64 Parishes

Thomas Overton Moore

Thomas Overton Moore served as the fourteenth governor of Louisiana, leading the state through much of the Civil War.

Thomas Overton Moore

Courtesy of Rare Book, Manuscript, and Special Collections Library, Duke University

Thomas Overton Moore. Unidentified

As the fourteenth governor of Louisiana under American rule, Thomas Overton Moore served under the Confederacy, leading the state through much of the Civil War for the last three years of his term (1860–1864). After his inauguration in January 1860, Moore initially favored a peaceful boycott of Northern goods over secession as a way to protect slavery. Nevertheless, after Abraham Lincoln’s election in November of that year, he announced, “I do not think it comports with the honor and respect of Louisiana, as a slaveholding state, to live under the government of a black Republican.” Moore became a strong advocate of secession, and preemptively ordered the seizure of federal forts and arsenals before the Ordinance of Secession was enacted on January 26, 1861. Unlike other governors of Confederate states who took an extreme position on states’ rights, Moore tried to strike a balance between supporting the Confederate government and the needs of his home state.

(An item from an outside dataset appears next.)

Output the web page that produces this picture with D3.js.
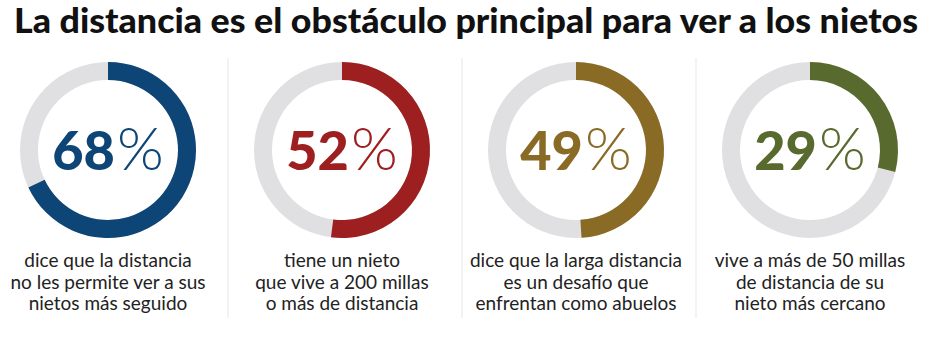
<!DOCTYPE html>
<html>
<head>
<meta charset="utf-8">
<script src="https://cdn.jsdelivr.net/npm/d3@7"></script>
<style>
  html, body { margin: 0; padding: 0; background: #fff; }
  svg { display: block; }
</style>
</head>
<body>
<svg id="chart" width="932" height="348"></svg>
<script>
// Survey results: share of grandparents for each statement
const titleText = "La distancia es el obstáculo principal para ver a los nietos";
const values = [68, 52, 49, 29];
const colors = ["#0e4577", "#9e1f20", "#8a6b26", "#586a2d"];
const captions = [
  ["dice que la distancia", "no les permite ver a sus", "nietos más seguido"],
  ["tiene un nieto", "que vive a 200 millas", "o más de distancia"],
  ["dice que la larga distancia", "es un desafío que", "enfrentan como abuelos"],
  ["vive a más de 50 millas", "de distancia de su", "nieto más cercano"]
];

const W = 932, H = 348;
const svg = d3.select("#chart");

svg.append("text")
  .attr("x", 14)
  .attr("y", 33)
  .attr("textLength", 904)
  .attr("lengthAdjust", "spacingAndGlyphs")
  .style("font-family", "Lato, 'Open Sans', sans-serif")
  .style("font-weight", 900)
  .style("font-size", "34px")
  .style("fill", "#111")
  .text(titleText);

// one panel per statement
const x = d3.scalePoint()
  .domain(d3.range(values.length))
  .range([108, 810]);

const angle = d3.scaleLinear().domain([0, 100]).range([0, 2 * Math.PI]);
const rOuter = 88, rInner = 70, cy = 150;
const arc = d3.arc().innerRadius(rInner).outerRadius(rOuter);

// faint dividers between panels
const dividers = d3.range(values.length - 1).map(i => (x(i) + x(i + 1)) / 2 + 3);
svg.selectAll("line.divider")
  .data(dividers)
  .join("line")
  .attr("class", "divider")
  .attr("x1", d => d).attr("x2", d => d)
  .attr("y1", 58).attr("y2", 318)
  .attr("stroke", "#efefef")
  .attr("stroke-width", 1.5);

const panels = svg.selectAll("g.panel")
  .data(values)
  .join("g")
  .attr("class", "panel")
  .attr("transform", (d, i) => `translate(${x(i)},${cy})`);

panels.append("path")
  .attr("d", arc({ startAngle: 0, endAngle: 2 * Math.PI }))
  .attr("fill", "#e0e0e2");

panels.append("path")
  .attr("d", d => arc({ startAngle: 0, endAngle: angle(d) }))
  .attr("fill", (d, i) => colors[i]);

const label = panels.append("text")
  .attr("y", 20)
  .attr("text-anchor", "middle")
  .style("font-family", "Lato, sans-serif")
  .style("fill", (d, i) => colors[i]);

label.append("tspan")
  .style("font-weight", 900)
  .style("font-size", "54px")
  .text(d => d);

label.append("tspan")
  .style("font-weight", 300)
  .style("font-size", "60px")
  .attr("dx", 2)
  .text("%");

const cap = panels.append("text")
  .attr("text-anchor", "middle")
  .style("font-family", "Lato, sans-serif")
  .style("font-size", "19px")
  .style("fill", "#222");

cap.selectAll("tspan")
  .data((d, i) => captions[i])
  .join("tspan")
  .attr("x", 0)
  .attr("y", (d, j) => 117 + j * 21.5)
  .text(d => d);
</script>
</body>
</html>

Thomas Overton Moore was born in Sampson County, North Carolina, on April 10, 1804. In 1823 he moved to Rapides Parish to work as an overseer for his uncle, General Walter H. Overton, a veteran of the War of 1812 and staunch Jacksonian Democrat. In 1830 he married Bethial Jane Leonard, who bore him five children. Moore acquired plantations of his own, including his wife’s prodigious inheritance of a plantation and slaves. He prospered, and in the antebellum tradition of “government by gentlemen,” he entered politics as a loyal member of the wing of Louisiana’s Democratic Party controlled by then-US Senator John Slidell. Moore was elected to the state House of Representatives and in 1856 won an election to the state Senate. In 1859, John Slidell handpicked Moore to run for governor, and he defeated fellow Rapides Parish planter Thomas Wells, who had the support of the Know-Nothings (a nativist American political movement of the 1840s and 1850s empowered by popular fears that the country was being overwhelmed by German and Irish Catholic immigrants) and old Whigs (a party formed in opposition to the policies of President Andrew Jackson).

Moore faced a number of obstacles as a wartime governor. Louisiana more than fulfilled its quota of troops for distant battlefields in Virginia and Tennessee, but such deployments left a paucity of troops to protect the state. Arms and ammunition that Moore purchased for Louisiana were confiscated by Earl Van Dorn, Confederate commander of the Southern Mississippi and East Louisiana District, and not returned in spite of an order by Confederate President Jefferson Davis. Moore unsuccessfully tried to prohibit the sale of cotton to the enemy, a practice that was rampant throughout the war.

After both New Orleans and Baton Rouge fell to the Union army and navy in 1862, Moore moved the state capital to Opelousas and then to Shreveport. Once the Union army fully occupied the bottom third of Louisiana, Moore focused his efforts on salvaging West Louisiana, since this area was essential for providing Confederate armies with supplies from Texas and Mexico. In order to protect the region, Moore tirelessly lobbied Jefferson Davis for a separate Louisiana command within the Trans-Mississippi Department, and Davis, once convinced, transferred Richard Taylor (son of Zachary Taylor and a Louisiana native) from Lee’s Army of Northern Virginia to command the Confederate Army in Western Louisiana. Moore’s efforts were vindicated when Taylor’s army soundly defeated Union troops under the command of Nathaniel Banks, commander of the Department of the Gulf, at the Battle of Mansfield, south of Shreveport, in 1864. The decisive battle thwarted a Union invasion of Texas.

Moore was a staunch defender of slavery as a positive good. When US Gen. Benjamin Butler gained support among Union sympathizers in New Orleans by courting white labor with anti-planter rhetoric, Moore countered with a public letter: “The workingmen of the South know full well that that this war on the part of the North is not so much against the institution of slavery as it is against its influence upon labor. Men get better prices for their services where it exists.” After Moore decided against a second term, he considered leaving Louisiana and taking his slaves to Mexico with the intent of starting over, since his own plantation was in ruins. Nevertheless, Mexican law would have freed his slaves and he abandoned the plan.

After Confederate Gen. E. Kirby Smith surrendered the Trans-Mississippi Department in Galveston, Texas, on June 2, 1865, Moore escaped to Havana, Cuba, via Mexico, fearing that he would be tried as a war criminal. On January 15, 1867, Moore received a full pardon from President Andrew Johnson. Moore returned to Rapides Parish, where he died at his home near Alexandria on June 25, 1876. He is buried at Mount Olivet Cemetery in Pineville, Louisiana.